I thanked him enthusiastically and crossed my fingers that the eggs would remain intact on his way home via bicycle, with a older child following behind.


During the next market a woman arrived with neat brown hair and glasses requesting five dozen eggs.

“Do you know the man who got eggs from us last week and was riding a bike?” I asked.

“Oh yes, that’s my husband,” she replied smiling.

“I was surprised at how many eggs he bought – riding a bike no less!” I explained.

She laughed. “We go through 3 dozen eggs between markets in our family and we also buy a couple dozen for my mother,” she said.


Over the next couple of months we enjoyed seeing one or the other at our table on market day. They commented on the beauty of our eggs and their exceptional taste. We glowed and tried to act modest.


During one of our last market days before our move to Saranac, it was the woman who visited our table requesting her usual five dozen eggs.

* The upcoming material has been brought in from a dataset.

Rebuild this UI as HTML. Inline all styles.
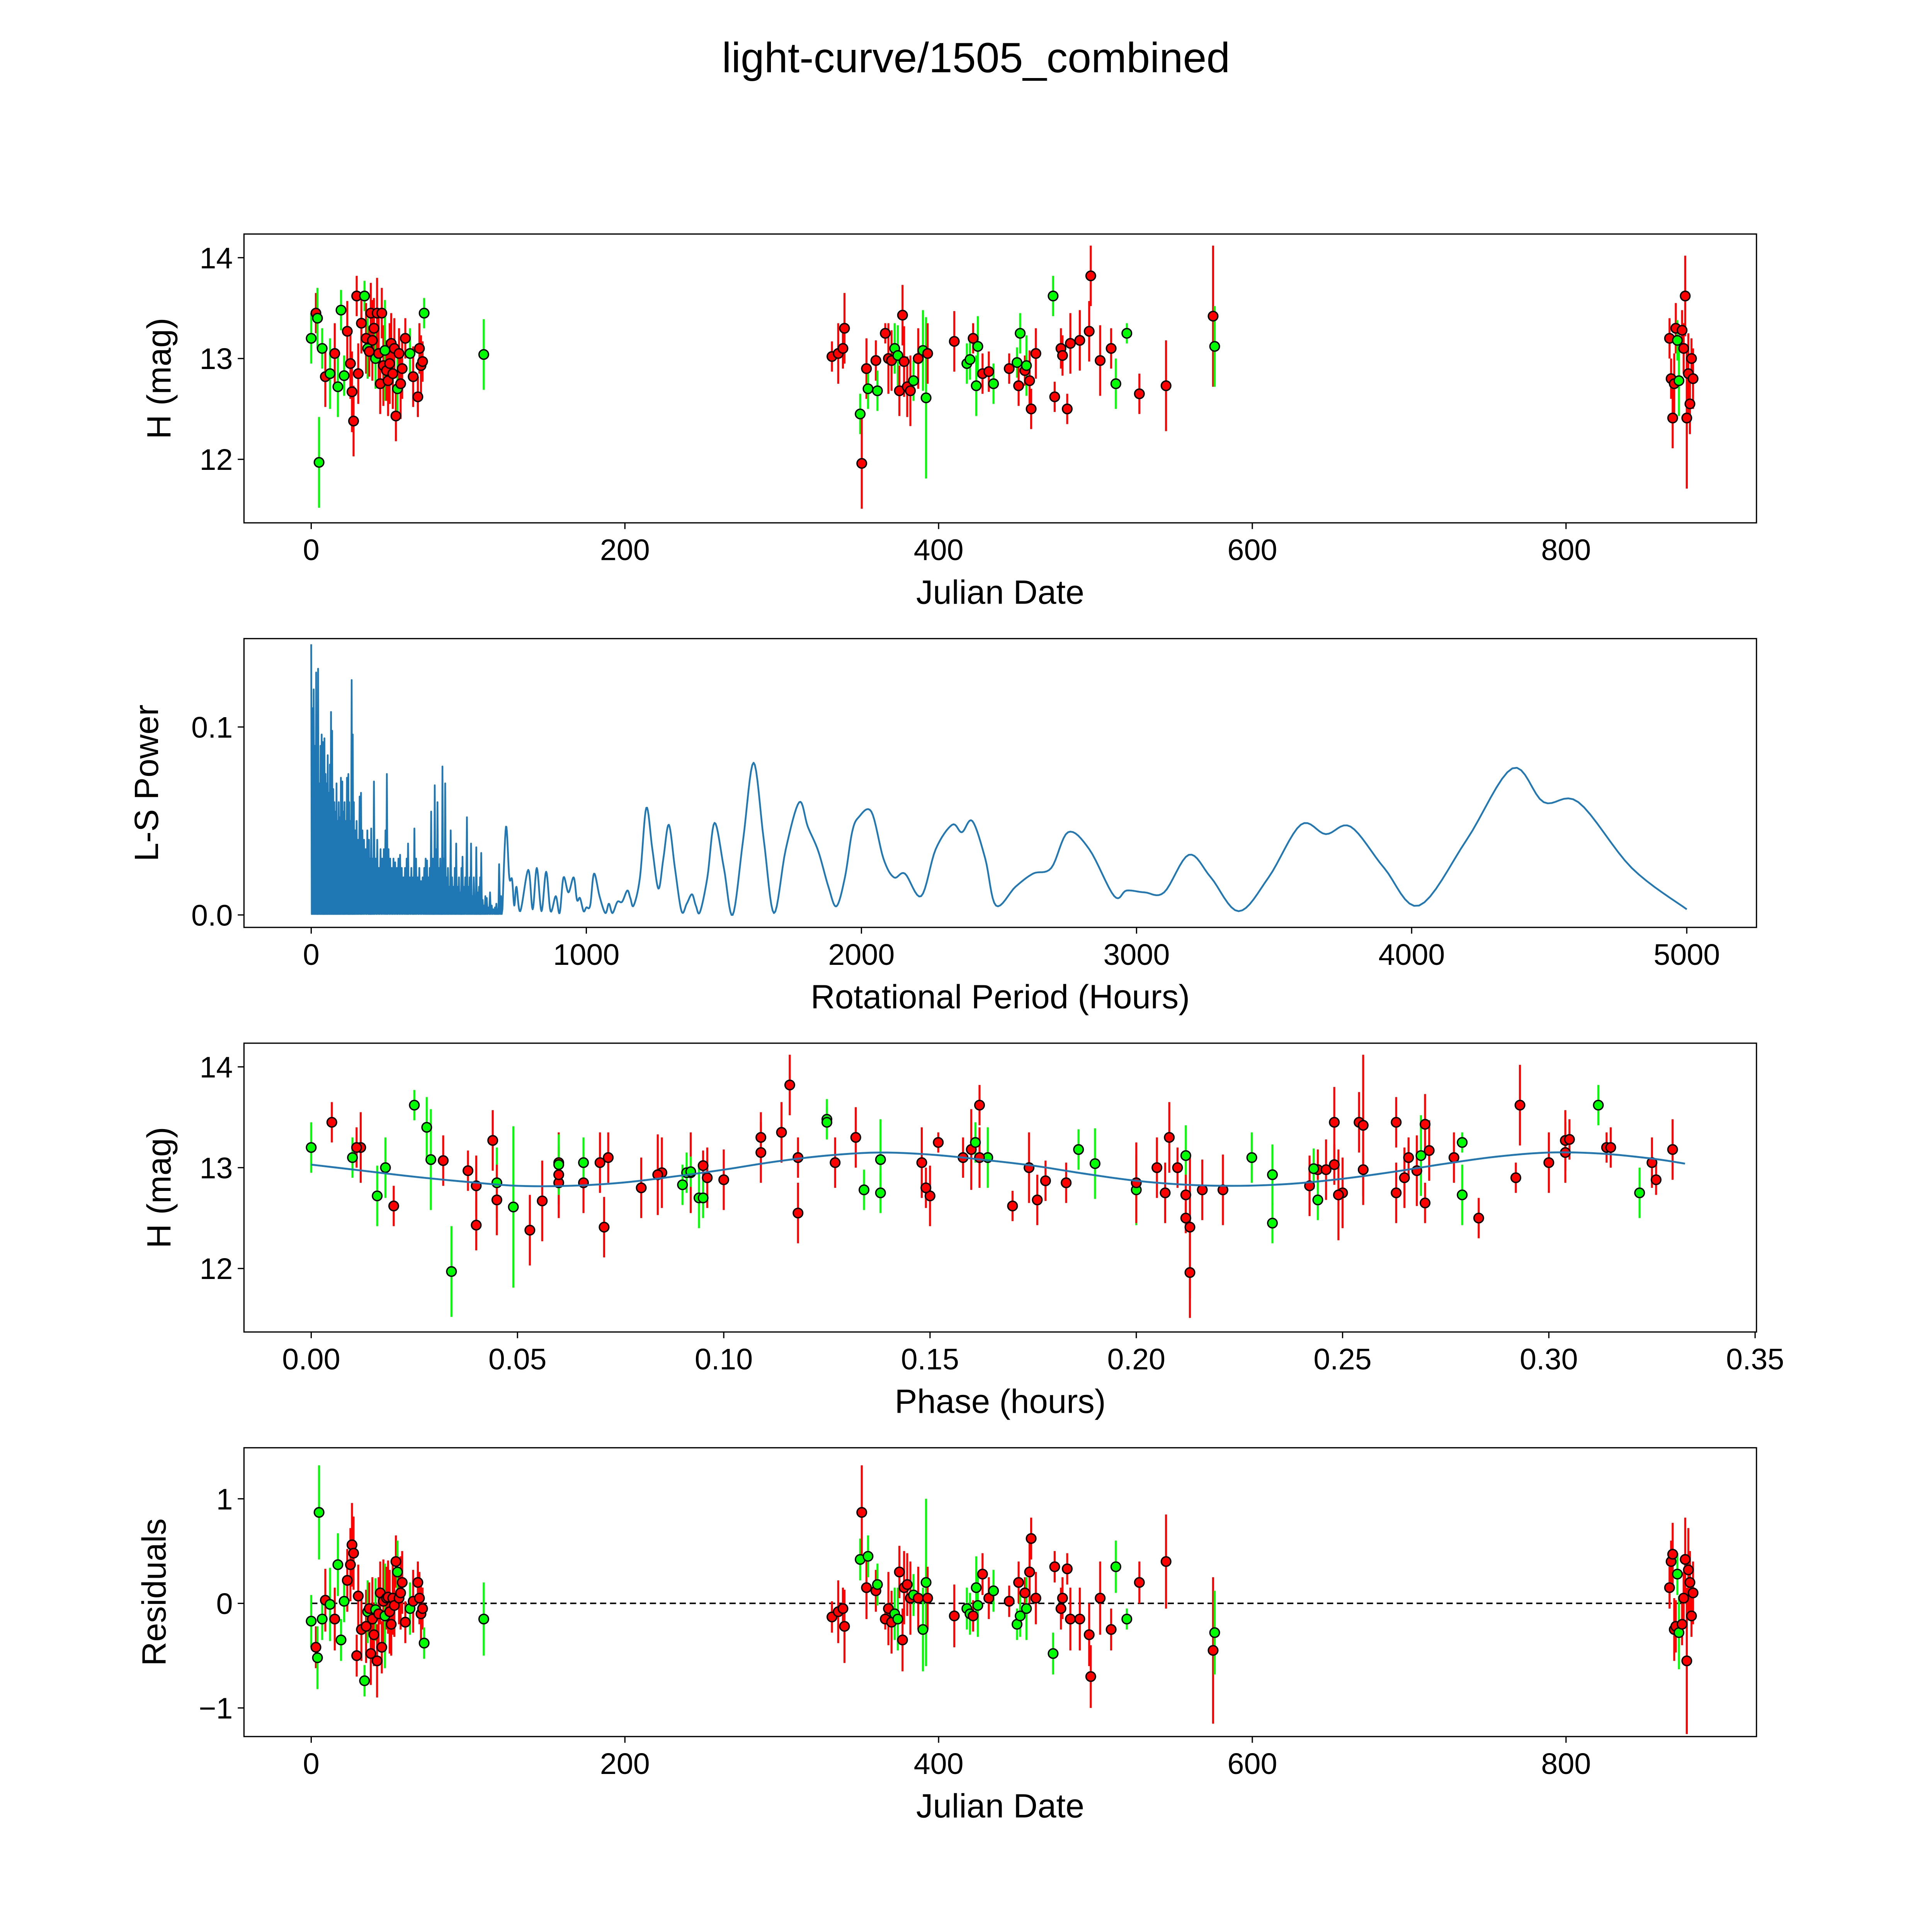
<!DOCTYPE html>
<html><head><meta charset="utf-8"><style>
html,body{margin:0;padding:0;background:#fff;overflow:hidden;width:100%;height:100%}
svg{display:block;width:100vw;height:100vh}
text{font-family:"Liberation Sans","DejaVu Sans",sans-serif;fill:#000}
</style></head><body>
<svg id="fig" xmlns="http://www.w3.org/2000/svg" viewBox="0 0 1552 1552" preserveAspectRatio="none">
<rect x="0" y="0" width="1552" height="1552" fill="#fff"/>
<text x="784" y="58" font-size="34" text-anchor="middle">light-curve/1505_combined</text>
</svg>
<script>
// ---- observation data ----
const obsDate = [0,3,4,5,7,9,12,15,17,19, 21,23,25,26,27,29,30,32,34,35, 36,37,38,39,40,41,42,43,44,45, 46,47,48,49,50,51,52,53,54,55,
56,57,58,60,63,65,68,69,70,71, 72,110,332,336,339,340,350,351,354,355, 360,361,366,368,370,372,374,375,377,378, 380,382,384,387,390,392,393,410,418,420,
422,424,425,428,432,435,445,450,451,452, 455,456,458,459,462,473,474,478,479,482, 484,490,496,497,503,510,513,520,528,545, 575,576,866,867,868,869,870,871,872,874, 875,876,877,878,879,880,881];
const obsMag = [13.2,13.45,13.4,11.97,13.1,12.82,12.85,13.05,12.72,13.48, 12.83,13.27,12.95,12.67,12.38,13.62,12.85,13.35,13.62,13.2, 13.1,13.07,13.45,13.18,13.3,13.0,13.45,13.05,12.75,13.45, 12.93,13.08,12.88,12.78,12.95,13.15,12.85,13.1,12.43,12.7,
13.05,12.75,12.9,13.2,13.05,12.82,12.62,13.1,12.93,12.97, 13.45,13.04,13.02,13.05,13.1,13.3,12.45,11.96,12.9,12.7, 12.98,12.68,13.25,13.0,12.98,13.1,13.03,12.68,13.43,12.97, 12.72,12.68,12.78,13.0,13.08,12.61,13.05,13.17,12.95,12.99,
13.2,12.73,13.12,12.85,12.87,12.75,12.9,12.96,12.73,13.25, 12.88,12.93,12.78,12.5,13.05,13.62,12.62,13.1,13.03,12.5, 13.15,13.18,13.27,13.82,12.98,13.1,12.75,13.25,12.65,12.73, 13.42,13.12,13.2,12.8,12.41,12.75,13.3,13.18,12.78,13.28, 13.1,13.62,12.41,12.85,12.55,13.0,12.8];
const obsErr = [.25,.2,.3,.45,.2,.3,.35,.3,.3,.2, .2,.3,.35,.4,.35,.2,.3,.3,.15,.35, .3,.25,.3,.4,.3,.3,.35,.35,.3,.25, .4,.5,.3,.35,.4,.3,.35,.3,.25,.3,
.25,.35,.3,.2,.25,.3,.2,.25,.3,.2, .15,.35,.15,.3,.2,.35,.2,.45,.3,.2, .2,.2,.1,.35,.3,.25,.3,.25,.3,.35, .3,.35,.2,.3,.4,.8,.3,.3,.2,.2,
.15,.3,.3,.2,.2,.2,.15,.15,.2,.2, .15,.3,.3,.2,.25,.2,.15,.2,.2,.15, .3,.3,.3,.3,.35,.2,.25,.1,.2,.45, .7,.4,.2,.2,.3,.3,.25,.2,.35,.2, .25,.4,.7,.4,.3,.2,.3];
const obsBand = ("grgggrgrgg"+"grrrrrrrgr"+"grrrrgrrrr"+"rgrrrrrrrg"+"rrrrgrrrrr"+"ggrrrrgrrg"+"rgrrrggrrr"+"rrgrggrrgg"+"rggrrgrgrg"+"rgrrrgrrrr"+"rrrrrrggrr"+"rgrrrrrggr"+"rrrrrrr").split("");
const obsPhase = [.000,.005,.028,.034,.010,.040,.045,.060,.016,.125, .090,.044,.085,.056,.053,.162,.066,.114,.025,.012, .164,.032,.254,.160,.132,.018,.248,.148,.207,.263, .084,.029,.100,.221,.092,.109,.060,.162,.040,.094,
.127,.250,.096,.011,.066,.242,.020,.072,.060,.038, .125,.190,.095,.070,.266,.208,.233,.213,.265,.095, .244,.244,.152,.174,.246,.228,.060,.176,.270,.268, .150,.045,.134,.205,.138,.049,.300,.271,.091,.243,
.314,.279,.212,.183,.178,.138,.292,.092,.212,.161, .326,.233,.216,.283,.325,.312,.170,.118,.248,.212, .304,.330,.304,.116,.255,.158,.322,.279,.270,.249, .255,.269,.315,.149,.071,.263,.109,.186,.200,.305, .277,.293,.213,.200,.118,.210,.080];
const obsResid = [-.17,-.42,-.52,.87,-.15,.03,-.01,-.15,.37,-.35, .02,.22,.37,.56,.48,-.5,.07,-.25,-.74,-.22, -.08,-.05,-.48,-.15,-.3,-.06,-.55,-.1,.1,-.42, .02,-.12,.05,.06,-.08,-.2,.05,-.02,.4,.3,
.05,.1,.2,-.18,-.05,.02,.2,.05,-.1,-.05, -.38,-.15,-.13,-.08,-.05,-.22,.42,.87,.15,.45, .12,.18,-.15,-.05,-.18,-.1,-.15,.3,-.35,.15, .18,.05,.08,.05,-.25,.2,.05,-.12,-.05,-.1,
-.12,.15,-.02,.28,.05,.12,.02,-.2,.2,-.12, .1,-.05,.3,.62,.05,-.48,.35,-.05,.05,.33, -.15,-.15,-.3,-.7,.05,-.25,.35,-.15,.2,.4, -.45,-.28,.15,.4,.47,-.25,-.22,.28,-.28,-.2, .05,.42,-.55,.32,.2,-.12,.1];

// ---- periodogram data ----
const spikePeriod = [0,4,9,13,18,22,25,30,34,38, 42,45,48,52,56,60,64,68,72,76, 80,84,88,92,96,100,104,108,113,117, 121,125,130,135,138,142,147,151,155,160,
165,170,176,181,186,192,198,204,210,214, 218,223,228,234,240,246,252,258,264,270, 275,281,287,293,299,305,311,317,323,329, 335,341,347,352,358,364,370,375,381,387,
393,399,405,411,416,421,426,431,436,441, 445,449,454,459,464,469,473,477,482,487, 492,497,502,507,512,517,522,527,532,537, 542,546,550,555,560,566,571,576,581,586,
591,596,600,605,610,614,618,623,628,633, 638,644,650,656,662,668,673,678,683,690];
const spikePower = [.144,.11,.12,.09,.129,.085,.131,.07,.09,.096, .092,.08,.094,.075,.07,.085,.065,.08,.108,.098, .067,.06,.055,.07,.05,.06,.052,.073,.071,.055, .06,.05,.073,.075,.06,.05,.125,.096,.06,.045,
.05,.04,.063,.065,.045,.04,.035,.045,.04,.03, .046,.03,.071,.03,.04,.025,.035,.03,.035,.045, .075,.035,.03,.025,.03,.028,.025,.03,.032,.025, .02,.025,.03,.038,.02,.025,.02,.046,.03,.02,
.025,.018,.02,.025,.03,.029,.02,.025,.055,.03, .03,.069,.035,.06,.025,.03,.02,.079,.03,.07, .02,.025,.015,.045,.02,.015,.025,.038,.015,.02, .012,.025,.031,.015,.02,.052,.015,.02,.038,.01,
.02,.01,.036,.012,.015,.02,.033,.008,.005,.01, .009,.004,.012,.005,.003,.004,.006,.003,.027,.01];
const smoothPeriod = [695,708,720,730,738,746,760,789,805,820, 837,854,870,889,903,917,935,954,966,977, 990,1000,1014,1028,1048,1069,1082,1095,1113,1130, 1149,1160,1172,1195,1218,1240,1262,1280,1300,1322,
1346,1365,1384,1398,1413,1440,1466,1500,1532,1570, 1608,1645,1682,1725,1774,1805,1843,1880,1909,1940, 1966,1990,2036,2080,2118,2158,2217,2270,2330,2365, 2403,2450,2489,2560,2624,2690,2751,2828,2919,2964,
3030,3100,3190,3270,3371,3480,3597,3688,3778,3900, 4027,4200,4366,4480,4606,4800,5000];
const smoothPower = [.003,.047,.02,.019,.005,.015,.002,.024,.003,.025, .002,.023,.002,.01,.001,.02,.012,.02,.008,.009, .002,.004,.005,.022,.01,.001,.006,.001,.007,.007, .013,.009,.005,.02,.057,.035,.014,.03,.048,.025,
.002,.006,.011,.005,.0015,.02,.049,.025,0,.04, .081,.04,.001,.035,.06,.047,.034,.015,.0046,.02, .044,.052,.055,.03,.02,.022,.01,.035,.048,.044, .05,.03,.005,.015,.022,.025,.044,.035,.01,.013,
.012,.012,.032,.02,.002,.02,.048,.043,.047,.025, .005,.04,.078,.06,.06,.025,.003];

// ---- fit curve ----
const fitPhase = [0,.0125,.025,.0375,.05,.0625,.075,.0875,.1,.1125,.125,.1375,.15,.1625,.175,.1875,.2,.2125,.225,.2375,.25,.2625,.275,.2875,.3,.3125,.325,.333];
const fitMag = [13.03,12.97,12.91,12.86,12.82,12.82,12.85,12.91,12.98,13.06,13.12,13.15,13.13,13.08,13.02,12.94,12.87,12.83,12.82,12.84,12.89,12.96,13.04,13.11,13.15,13.14,13.09,13.04];

// ---- tick labels ----
const dateTicks = [0,200,400,600,800];
const magTicks = [14,13,12];
const periodTicks = [0,1000,2000,3000,4000,5000];
const powerTicks = [0.0,0.1];
const phaseTicks = [0,0.05,0.1,0.15,0.2,0.25,0.3,0.35];
const residTicks = [1,0,-1];

const NS="http://www.w3.org/2000/svg";
const svg=document.getElementById('fig');
function el(tag,attrs,parent){const e=document.createElementNS(NS,tag);for(const k in attrs)e.setAttribute(k,attrs[k]);(parent||svg).appendChild(e);return e;}
function txt(s,attrs,parent){const e=el('text',attrs,parent);e.textContent=s;return e;}

const L=196,R=1411;
const panels=[{t:188,b:420},{t:513,b:745},{t:838,b:1070},{t:1163,b:1395}];
const xDate=d=>250+d*1.26;
const xPer=p=>250+p*0.221;
const xPh=ph=>250+ph*3314;
const yMag1=m=>288-(m-13)*81;
const yMag3=m=>938-(m-13)*81;
const yPow=v=>735-v*1510;
const yRes=r=>1288-r*84;

function frame(i,name){
  const g=el('g',{});
  
  
  return g;
}
function border(g,i){
  const p=panels[i];
  const r=el('rect',{x:L,y:p.t,width:R-L,height:p.b-p.t,fill:'none',stroke:'#000','stroke-width':1},g);
  
  
}
function xticks(g,i,vals,fx,fmt){
  const p=panels[i];
  vals.forEach(v=>{
    const x=fx(v);
    el('line',{x1:x,x2:x,y1:p.b,y2:p.b+5,stroke:'#000','stroke-width':1},g);
    const t=txt(fmt(v),{x:x,y:p.b+30,'font-size':24,'text-anchor':'middle'},g);
    
    
  });
}
function yticks(g,i,vals,fy,fmt){
  vals.forEach(v=>{
    const y=fy(v);
    el('line',{x1:L-5,x2:L,y1:y,y2:y,stroke:'#000','stroke-width':1},g);
    const t=txt(fmt(v),{x:L-9,y:y+8.5,'font-size':24,'text-anchor':'end'},g);
    
    
  });
}
function labels(g,i,xl,yl,yx){
  const p=panels[i];
  const a=txt(xl,{x:(L+R)/2,y:p.b+65,'font-size':27,'text-anchor':'middle'},g);
  
  
  const cy=(p.t+p.b)/2;
  const b=txt(yl,{x:yx,y:cy,'font-size':27,'text-anchor':'middle',transform:`rotate(-90 ${yx} ${cy})`},g);
  
  
}
const col=b=>b==='g'?'#00ff00':'#ff0000';
function points(g,xs,ys,errs,fx,fy){
  const eg=el('g',{},g);
  xs.forEach((xv,k)=>{
    const x=fx(xv);
    const ln=el('line',{x1:x,x2:x,y1:fy(ys[k]+errs[k]),y2:fy(ys[k]-errs[k]),stroke:col(obsBand[k]),'stroke-width':1.6},eg);
    
    
  });
  xs.forEach((xv,k)=>{
    const c=el('circle',{cx:fx(xv),cy:fy(ys[k]),r:3.8,fill:col(obsBand[k]),stroke:'#000','stroke-width':1.1},eg);
    
    
  });
}
function catmull(pts,steps){
  const out=[];
  for(let i=0;i<pts.length-1;i++){
    const p0=pts[Math.max(0,i-1)],p1=pts[i],p2=pts[i+1],p3=pts[Math.min(pts.length-1,i+2)];
    for(let s=0;s<steps;s++){
      const t=s/steps,t2=t*t,t3=t2*t;
      const f=(a,b,c,d)=>0.5*((2*b)+(-a+c)*t+(2*a-5*b+4*c-d)*t2+(-a+3*b-3*c+d)*t3);
      out.push([f(p0[0],p1[0],p2[0],p3[0]),f(p0[1],p1[1],p2[1],p3[1])]);
    }
  }
  out.push(pts[pts.length-1]);
  return out;
}

// Panel 1
let g=frame(0,'light-curve-panel');
border(g,0);
xticks(g,0,dateTicks,xDate,v=>String(v));
yticks(g,0,magTicks,yMag1,v=>String(v));
labels(g,0,'Julian Date','H (mag)',137);
points(g,obsDate,obsMag,obsErr,xDate,yMag1);

// Panel 2
g=frame(1,'periodogram-panel');
border(g,1);
xticks(g,1,periodTicks,xPer,v=>String(v));
yticks(g,1,powerTicks,yPow,v=>v.toFixed(1));
labels(g,1,'Rotational Period (Hours)','L-S Power',127);
{
  let d='';
  spikePeriod.forEach((p,k)=>{
    d+=(k===0?'M':'L')+xPer(p).toFixed(2)+' '+yPow(spikePower[k]).toFixed(2)+' ';
    const nx=k<spikePeriod.length-1?spikePeriod[k+1]:smoothPeriod[0];
    d+='L'+xPer((p+nx)/2).toFixed(2)+' '+yPow(0.0005).toFixed(2)+' ';
  });
  const sp=catmull(smoothPeriod.map((p,k)=>[p,smoothPower[k]]),8);
  sp.forEach(q=>{d+='L'+xPer(q[0]).toFixed(2)+' '+yPow(Math.max(0,q[1])).toFixed(2)+' ';});
  const path=el('path',{d:d,fill:'none',stroke:'#1f77b4','stroke-width':1.4,'stroke-linejoin':'round'},g);
  
  
}

// Panel 3
g=frame(2,'phase-folded-panel');
border(g,2);
xticks(g,2,phaseTicks,xPh,v=>v.toFixed(2));
yticks(g,2,magTicks,yMag3,v=>String(v));
labels(g,2,'Phase (hours)','H (mag)',137);
points(g,obsPhase,obsMag,obsErr,xPh,yMag3);
{
  const fp=catmull(fitPhase.map((p,k)=>[p,fitMag[k]]),6);
  let d='';
  fp.forEach((q,k)=>{d+=(k?'L':'M')+xPh(q[0]).toFixed(2)+' '+yMag3(q[1]).toFixed(2)+' ';});
  const path=el('path',{d:d,fill:'none',stroke:'#1f77b4','stroke-width':1.5},g);
  
  
}

// Panel 4
g=frame(3,'residuals-panel');
border(g,3);
xticks(g,3,dateTicks,xDate,v=>String(v));
yticks(g,3,residTicks,yRes,v=>v<0?'\u2212'+Math.abs(v):String(v));
labels(g,3,'Julian Date','Residuals',133);
{
  const zl=el('line',{x1:xDate(Math.min(...obsDate)),x2:xDate(Math.max(...obsDate)),y1:yRes(0),y2:yRes(0),stroke:'#000','stroke-width':1.2,'stroke-dasharray':'5 3'},g);
  
  
}
points(g,obsDate,obsResid,obsErr,xDate,yRes);
</script>
</body></html>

“Is it true?” she asked, “my husband was saying at dinner last night that you were moving?”

“Yes, it’s true,” I said. “It’s sad to leave the friends we’re making at the market but we’ve decided that it would be best for us to buy our own farm and the perfect property became available in Saranac.”
“Well, congratulations!” she replied. “It’s very sad for us, we’ve loved getting eggs from you but I’m so happy for you. It sounds like a great opportunity.”
We smiled a little sadly at the thought of losing this relationship and thanked her again for choosing to get her eggs from us.


Reflecting back on this exchange I realized an amazing thing: we were becoming part of the local food fabric and we elicited conversation at a relative strangers dinner table. This is amazing.